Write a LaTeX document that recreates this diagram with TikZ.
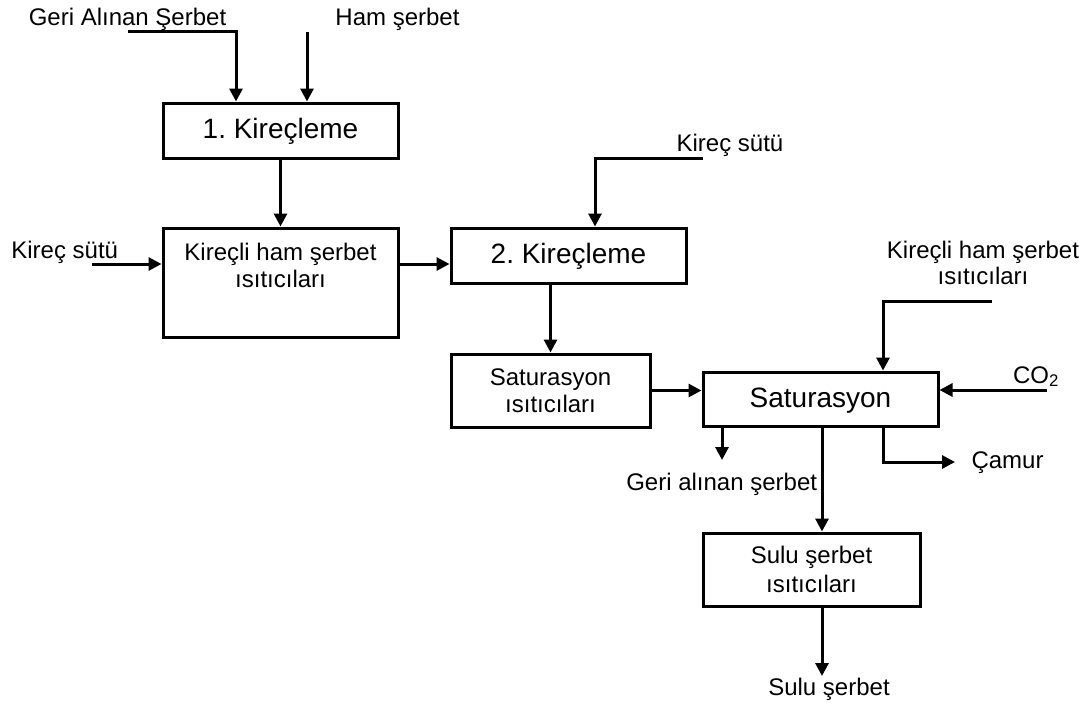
\documentclass[tikz,border=0pt]{standalone}
\usepackage{fontspec}
\setmainfont{Liberation Sans}
\usetikzlibrary{arrows.meta}
\frenchspacing
\begin{document}
\begin{tikzpicture}[x=1pt,y=-1pt,
  lw/.style={line width=3pt},
  box/.style={draw,lw,rectangle,inner sep=0pt},
  arr/.style={lw,-{Triangle[length=13pt,width=13pt]}},
  lab/.style={font=\fontsize{24}{27.5}\selectfont,inner sep=0pt,align=center},
  big/.style={font=\fontsize{28}{32}\selectfont,inner sep=0pt,align=center}]
\useasboundingbox[fill=white] (0,0) rectangle (1091,709);

% boxes
\node[box,minimum width=235pt,minimum height=55pt] (b1) at (280.5,130.5) {};
\node[box,minimum width=235pt,minimum height=109pt] (kb) at (280.5,282.5) {};
\node[box,minimum width=235pt,minimum height=55pt] (b2) at (568.5,255.5) {};
\node[box,minimum width=199pt,minimum height=73pt] (si) at (550.5,390.5) {};
\node[box,minimum width=235pt,minimum height=54pt] (sat) at (820.5,399) {};
\node[box,minimum width=217pt,minimum height=73pt] (sul) at (811.5,569.5) {};

% box texts
\node[big,anchor=base] (t1) at (280.5,138) {1. Kireçleme};
\node[lab,anchor=base] (tk1) at (280.5,260) {Kireçli ham şerbet};
\node[lab,anchor=base] (tk2) at (280.5,287) {ısıtıcıları};
\node[big,anchor=base] (t2) at (568.5,263) {2. Kireçleme};
\node[lab,anchor=base] (ts1) at (550.5,385) {Saturasyon};
\node[lab,anchor=base] (ts2) at (550.5,412) {ısıtıcıları};
\node[big,anchor=base] (tsat) at (820.5,407) {Saturasyon};
\node[lab,anchor=base] (tu1) at (811.5,563) {Sulu şerbet};
\node[lab,anchor=base] (tu2) at (811.5,592) {ısıtıcıları};

% outside labels
\node[lab,anchor=base] (gas) at (127.5,26) {Geri Alınan Şerbet};
\node[lab,anchor=base] (ham) at (397.5,26) {Ham şerbet};
\node[lab,anchor=base] (ks1) at (64.7,258) {Kireç sütü};
\node[lab,anchor=base] (ks2) at (730,151) {Kireç sütü};
\node[lab,anchor=base] (kr1) at (983,258) {Kireçli ham şerbet};
\node[lab,anchor=base] (kr2) at (983,284) {ısıtıcıları};
\node[lab,anchor=base] (co) at (1036,383) {CO\textsubscript{2}};
\node[lab,anchor=base] (cam) at (1007.5,468) {Çamur};
\node[lab,anchor=base] (ga) at (721.7,490) {Geri alınan şerbet};
\node[lab,anchor=base] (ss) at (829,695) {Sulu şerbet};

% free ends
\coordinate (c1) at (128,32);
\coordinate (c2) at (307,32);
\coordinate (c3) at (92,264);
\coordinate (c4) at (703,158);
\coordinate (c5) at (992,301);
\coordinate (c6) at (1047,390);
\coordinate (c7) at (722,460);
\coordinate (c9) at (955,462);
\coordinate (c10) at (822,676);

% connectors
\draw[arr] (c1) -| ([xshift=-44.5pt]b1.north);
\draw[arr] (c2) -- (c2 |- b1.north);
\draw[arr] (b1.south) -- (kb.north);
\draw[arr] (c3) -- (c3 -| kb.west);
\draw[arr] (c3 -| kb.east) -- (c3 -| b2.west);
\draw[arr] (c4) -| ([xshift=26.5pt]b2.north);
\draw[arr] (b2.south -| si.north) -- (si.north);
\draw[arr] (si.east) -- (si.east -| sat.west);
\draw[arr] (c5) -| ([xshift=62.5pt]sat.north);
\draw[arr] (c6) -- (c6 -| sat.east);
\draw[arr] (c7 |- sat.south) -- (c7);
\draw[arr] (c10 |- sat.south) -- (c10 |- sul.north);
\draw[arr] ([xshift=62.5pt]sat.south) |- (c9);
\draw[arr] (c10 |- sul.south) -- (c10);
\end{tikzpicture}
\end{document}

^^^^^^^^^^^^^^^^

What you need to do: From the first line above to the line containing "(0,0) rectangle (1091,709);", repeat each line exactly. Pictures stay out.

Final answer:
Write a LaTeX document that recreates this diagram with TikZ.
\documentclass[tikz,border=0pt]{standalone}
\usepackage{fontspec}
\setmainfont{Liberation Sans}
\usetikzlibrary{arrows.meta}
\frenchspacing
\begin{document}
\begin{tikzpicture}[x=1pt,y=-1pt,
  lw/.style={line width=3pt},
  box/.style={draw,lw,rectangle,inner sep=0pt},
  arr/.style={lw,-{Triangle[length=13pt,width=13pt]}},
  lab/.style={font=\fontsize{24}{27.5}\selectfont,inner sep=0pt,align=center},
  big/.style={font=\fontsize{28}{32}\selectfont,inner sep=0pt,align=center}]
\useasboundingbox[fill=white] (0,0) rectangle (1091,709);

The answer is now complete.